The venue was transferred to Canandaigua for trial, where the judge was less open to Anthony’s claims and Selden’s arguments. He directed a verdict of guilty and imposed a fine on Anthony — although when she refused to pay, he shrewdly refrained from imprisoning her and therefore exposing his ruling to federal challenge. Anthony had emerged a heroine. An idealistic reformer, she had shown herself willing to submit to the unappealing and unfamiliar conditions of a nineteenth-century jail for the sake of her convictions. Her case had pointed up the need for a new constitutional amendment. These bold women continued their struggle and at last, in June 1916, 5000 women were marched in Chicago to the Republican National Convention hall in a tremendous rainstorm.
Their efforts convinced the convention to include a Woman’s Suffrage plank in the party platform and got Presidential candidate Charles Evans Hughes to endorse the proposed constitutional amendment to the U.S. Constitution. Three years later Congress finally passed the Susan B. Anthony Amendment. Although Susan B. Anthony and Elizabeth Cady Stanton devoted 50 years to the woman’s suffrage movement, neither lived to see women gain the right to vote. But their work and that of many other suffragists contributed to the ultimate passage of the 19th amendment in 1920. The 19th Amendment provides men and women with equal voting rights.

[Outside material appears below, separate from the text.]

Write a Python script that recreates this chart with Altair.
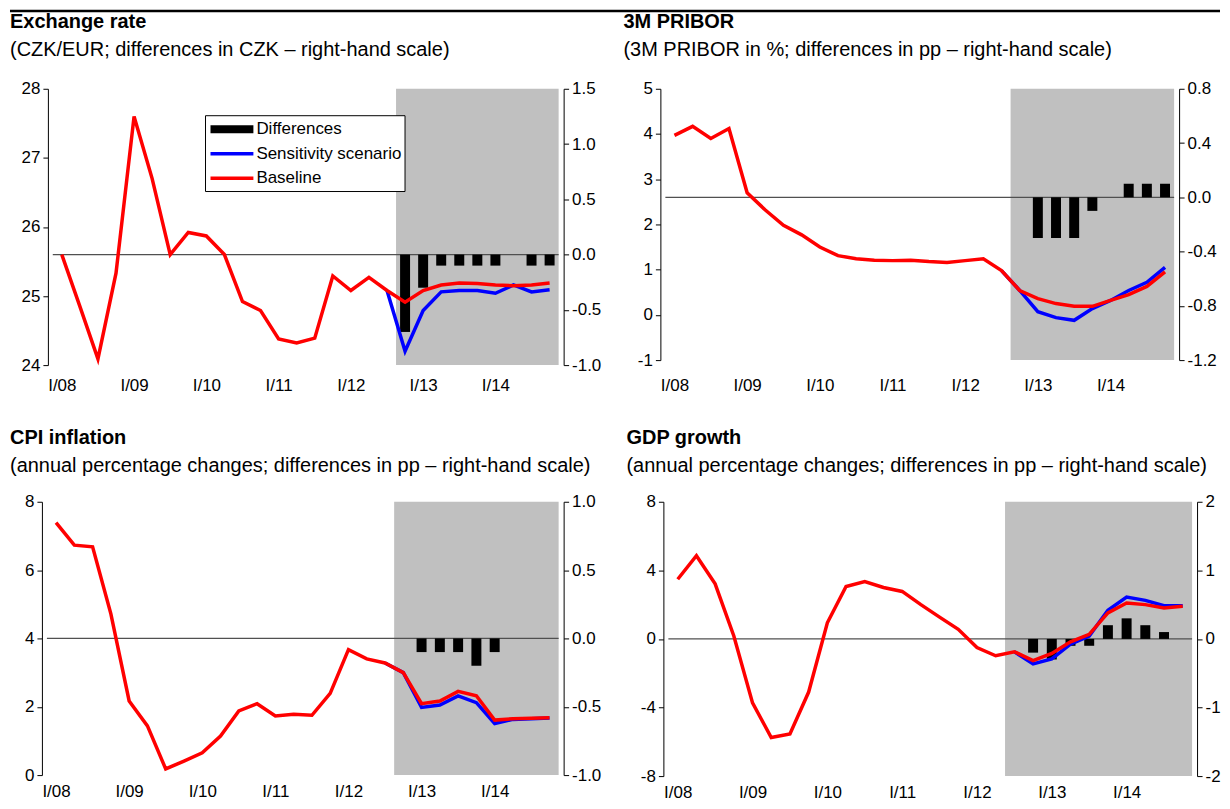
import altair as alt
import pandas as pd

FONT = "Liberation Sans"
N_Q = 28
QUARTER_IDX = list(range(N_Q))
TICK_IDX = [0, 4, 8, 12, 16, 20, 24]
TICK_LABELS = ["I/08", "I/09", "I/10", "I/11", "I/12", "I/13", "I/14"]

LEGEND_LABELS = ["Differences", "Sensitivity scenario", "Baseline"]
COL_DIFF = "#000000"
COL_SENS = "#0000FF"
COL_BASE = "#FF0000"
COL_SHADE = "#C0C0C0"

# ---- Exchange rate ----
er_base = [25.60, 24.85, 24.09, 25.33, 27.60, 26.70, 25.60, 25.92, 25.87, 25.60,
           24.92, 24.79, 24.38, 24.32, 24.39, 25.29, 25.08, 25.27, 25.08, 24.91,
           25.08, 25.16, 25.19, 25.18, 25.16, 25.15, 25.16, 25.19]
er_sens_start = 18
er_sens = [25.08, 24.20, 24.79, 25.06, 25.08, 25.08, 25.04, 25.16, 25.06, 25.09]
er_diff_start = 19
er_diff = [-0.7, -0.3, -0.1, -0.1, -0.1, -0.1, None, -0.1, -0.1]

# ---- 3M PRIBOR ----
pr_base = [3.97, 4.17, 3.90, 4.12, 2.70, 2.32, 1.98, 1.77, 1.50, 1.31,
           1.24, 1.21, 1.20, 1.21, 1.18, 1.16, 1.20, 1.24, 0.98, 0.54,
           0.36, 0.25, 0.19, 0.19, 0.32, 0.45, 0.63, 0.95]
pr_sens_start = 18
pr_sens = [0.98, 0.54, 0.07, -0.06, -0.12, 0.14, 0.32, 0.54, 0.72, 1.05]
pr_diff_start = 20
pr_diff = [-0.3, -0.3, -0.3, -0.1, None, 0.1, 0.1, 0.1]

# ---- CPI inflation ----
cpi_base = [7.39, 6.73, 6.68, 4.72, 2.17, 1.44, 0.18, 0.41, 0.65, 1.14,
            1.88, 2.09, 1.73, 1.78, 1.75, 2.39, 3.67, 3.40, 3.28, 3.00,
            2.09, 2.17, 2.45, 2.32, 1.61, 1.65, 1.66, 1.68]
cpi_sens_start = 18
cpi_sens = [3.28, 3.00, 1.98, 2.05, 2.32, 2.12, 1.51, 1.63, 1.65, 1.67]
cpi_diff_start = 20
cpi_diff = [-0.1, -0.1, -0.1, -0.2, -0.1]

# ---- GDP growth ----
gdp_base = [3.48, 4.85, 3.21, 0.17, -3.73, -5.75, -5.54, -3.10, 0.94, 3.06,
            3.35, 3.00, 2.77, 2.00, 1.27, 0.56, -0.50, -0.98, -0.75, -1.27,
            -0.85, -0.17, 0.27, 1.52, 2.10, 2.00, 1.81, 1.90]
gdp_sens_start = 18
gdp_sens = [-0.75, -1.46, -1.17, -0.31, 0.17, 1.67, 2.44, 2.25, 1.94, 1.94]
gdp_diff_start = 19
gdp_diff = [-0.2, -0.3, -0.1, -0.1, 0.2, 0.3, 0.2, 0.1]

MINUS_FIX = "replace(format(datum.value, '{fmt}'), '\u2212', '-')"
X_LABEL_EXPR = "[" + ",".join("'%s'" % t for t in TICK_LABELS) + "][datum.value / 4]"
ONE = pd.DataFrame({"k": [0]})
TICK_FONT = 17


def y_axis(orient, values, fmt, offset=0):
    return alt.Axis(orient=orient, values=values, labelExpr=MINUS_FIX.format(fmt=fmt),
                    grid=False, title=None, domainColor="black", domainWidth=1,
                    tickColor="black", tickSize=5, tickWidth=1, labelFontSize=TICK_FONT,
                    labelColor="black", labelFont=FONT, labelPadding=3, offset=offset)


def text_layer(txt, x, y, size, bold=False):
    return alt.Chart(ONE).mark_text(align="left", baseline="middle", fontSize=size,
                                    font=FONT, color="black",
                                    fontWeight="bold" if bold else "normal").encode(
        x=alt.value(x), y=alt.value(y), text=alt.value(txt))


def legend_layers(gap):
    layers = []
    box = alt.Chart(ONE).mark_rect(fill="white", stroke="black", strokeWidth=1).encode(
        x=alt.value(gap + 158), x2=alt.value(gap + 358), y=alt.value(27), y2=alt.value(103))
    layers.append(box)
    colors = [COL_DIFF, COL_SENS, COL_BASE]
    for i, (lab, col) in enumerate(zip(LEGEND_LABELS, colors)):
        yc = 40.5 + 24.6 * i
        if i == 0:
            sw = alt.Chart(ONE).mark_rect(color=col).encode(
                x=alt.value(gap + 163), x2=alt.value(gap + 206),
                y=alt.value(yc - 4), y2=alt.value(yc + 4))
        else:
            sw = alt.Chart(ONE).mark_rule(color=col, strokeWidth=3.5).encode(
                x=alt.value(gap + 163), x2=alt.value(gap + 206), y=alt.value(yc))
        layers += [sw, text_layer(lab, gap + 209, yc, 17)]
    return layers


def panel(title, subtitle, base, sens_start, sens, diff_start, diff, shade_start,
          ldom, lvals, lfmt, rdom, rvals, rfmt, width, height, title_dx, title_dy,
          label_pad, gap=0, legend=False, topline=None):
    base_df = pd.DataFrame({"idx": QUARTER_IDX, "value": base})
    sens_df = pd.DataFrame({"idx": list(range(sens_start, sens_start + len(sens))), "value": sens})
    diff_df = pd.DataFrame({"idx": list(range(diff_start, diff_start + len(diff))),
                            "value": diff}).dropna()

    lo = -0.5 - gap * N_Q / (width - gap)
    xscale = alt.Scale(domain=[lo, N_Q - 0.5], nice=False, zero=False)
    xaxis = alt.Axis(values=TICK_IDX, labelExpr=X_LABEL_EXPR, ticks=False, domain=False,
                     grid=False, title=None, labelPadding=label_pad, labelFontSize=TICK_FONT,
                     labelColor="black", labelFont=FONT, labelAngle=0)
    x = alt.X("idx:Q", scale=xscale, axis=xaxis)

    rscale = alt.Scale(domain=rdom, nice=False, zero=False)
    raxis = y_axis("right", rvals, rfmt)
    lscale = alt.Scale(domain=ldom, nice=False, zero=False)
    laxis = y_axis("left", lvals, lfmt, offset=-gap)

    shade = alt.Chart(ONE).mark_rect(color=COL_SHADE).encode(
        x=alt.XDatum(shade_start - 0.5, type="quantitative", scale=xscale, axis=xaxis),
        x2=alt.X2Datum(N_Q - 0.5),
        y=alt.YDatum(rdom[0], type="quantitative", scale=rscale, axis=raxis),
        y2=alt.Y2Datum(rdom[1]),
    )
    zero = alt.Chart(ONE).mark_rule(color="#505050", strokeWidth=1.2).encode(
        x=alt.XDatum(-0.5, type="quantitative", scale=xscale, axis=xaxis),
        x2=alt.X2Datum(N_Q - 0.5),
        y=alt.YDatum(0, type="quantitative", scale=rscale, axis=raxis))
    bars = alt.Chart(diff_df).mark_bar(color=COL_DIFF, size=10).encode(
        x=x, y=alt.Y("value:Q", scale=rscale, axis=raxis))
    right = alt.layer(shade, zero, bars)

    sens_line = alt.Chart(sens_df).mark_line(color=COL_SENS, strokeWidth=3.5).encode(
        x=x, y=alt.Y("value:Q", scale=lscale, axis=laxis))
    base_line = alt.Chart(base_df).mark_line(color=COL_BASE, strokeWidth=3.5).encode(
        x=x, y=alt.Y("value:Q", scale=lscale, axis=laxis))
    left_layers = [sens_line, base_line,
                   text_layer(title, title_dx, title_dy, 20, bold=True),
                   text_layer(subtitle, title_dx, title_dy + 28, 20)]
    if legend:
        left_layers += legend_layers(gap)
    if topline is not None:
        left_layers.append(alt.Chart(ONE).mark_rule(color="black", strokeWidth=2.5).encode(
            x=alt.value(title_dx), x2=alt.value(topline), y=alt.value(-78)))
    left = alt.layer(*left_layers)

    return alt.layer(right, left).resolve_scale(y="independent").properties(
        width=width, height=height)


p1 = panel("Exchange rate", "(CZK/EUR; differences in CZK \u2013 right-hand scale)",
           er_base, er_sens_start, er_sens, er_diff_start, er_diff, 19,
           [24, 28], [24, 25, 26, 27, 28], "d", [-1.0, 1.5], [-1.0, -0.5, 0.0, 0.5, 1.0, 1.5], ".1f",
           523, 277, -32, -67, 12, gap=6, legend=True, topline=1181)
p2 = panel("3M PRIBOR", "(3M PRIBOR in %; differences in pp \u2013 right-hand scale)",
           pr_base, pr_sens_start, pr_sens, pr_diff_start, pr_diff, 19,
           [-1, 5], [-1, 0, 1, 2, 3, 4, 5], "d", [-1.2, 0.8], [-1.2, -0.8, -0.4, 0.0, 0.4, 0.8], ".1f",
           520, 272, -37, -67, 17)
p3 = panel("CPI inflation", "(annual percentage changes; differences in pp \u2013 right-hand scale)",
           cpi_base, cpi_sens_start, cpi_sens, cpi_diff_start, cpi_diff, 19,
           [0, 8], [0, 2, 4, 6, 8], "d", [-1.0, 1.0], [-1.0, -0.5, 0.0, 0.5, 1.0], ".1f",
           523, 274, -32, -64, 8)
p4 = panel("GDP growth", "(annual percentage changes; differences in pp \u2013 right-hand scale)",
           gdp_base, gdp_sens_start, gdp_sens, gdp_diff_start, gdp_diff, 18,
           [-8, 8], [-8, -4, 0, 4, 8], "d", [-2, 2], [-2, -1, 0, 1, 2], "d",
           535, 275, -37, -64, 8)

row1 = alt.hconcat(p1, p2, spacing=97, bounds="flush")
row2 = alt.hconcat(p3, p4, spacing=100, bounds="flush")

chart = alt.vconcat(row1, row2, spacing=35).properties(padding=0).configure(
    font=FONT).configure_view(stroke=None)

chart.save("out.html", embed_options={"renderer": "svg", "actions": False})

“The right of citizens of the United States to vote shall not be denied or abridged by the United States or by any State on account of sex.”14
The demand for the Rights of Woman in the late eighteenth century provided the basis and the framework for modern feminism. In Britain its emergence was closely bound up with the broad range of social and economic changes brought by industrialization and urbanization in the later eighteenth century, the expansion in wealth and power of the middle class, and the new emphasis on individualism and economic independence which accompanied it. But it was the political upheaval of the French Revolution and the debates about political rights and citizenship which surrounded it that brought the first extensive discussion of women’s emancipation, the central concern of modern feminism.15
A strong wave to get citizenship or equal rights for women came in early 1860s in Great Britain. Although Women were not granted with full citizen rights, however, a few individuals had called for vote but principally, women still did not have the right to cast their vote equal to men. Additionally, the parliamentary franchise was still perceived as a privilege not a right16 and in early 1960s in Britain some of the rights were given to women but these were conditionally not independently as Martin Pugh has described in two steps: (1) “Parliament was held to represent not individuals but communities . . . so in a family a father or husband might represent the interests of his daughter or wife”; (2) “possess the economic self-sufficiency, the education, the knowledge to be an independent and responsible voter.”17
The first British woman suffrage committee was formed in Manchester in 1865. In 1866 Elizabeth Garrett, a physician, collected more than 1,500 petition signatures demanding suffrage for women. John Stuart Mill, a philosopher and the husband of Harriet Taylor Mill, was elected to Parliament on a platform of woman’s suffrage in 1865. The next year he attached an amendment to enfranchise women to the Reform Bill, but his amendment was soundly defeated. In May 1867, Mill introduced an amendment to Benjamin Disraeli’s reform bill to substitute the word “people” for the word “man.”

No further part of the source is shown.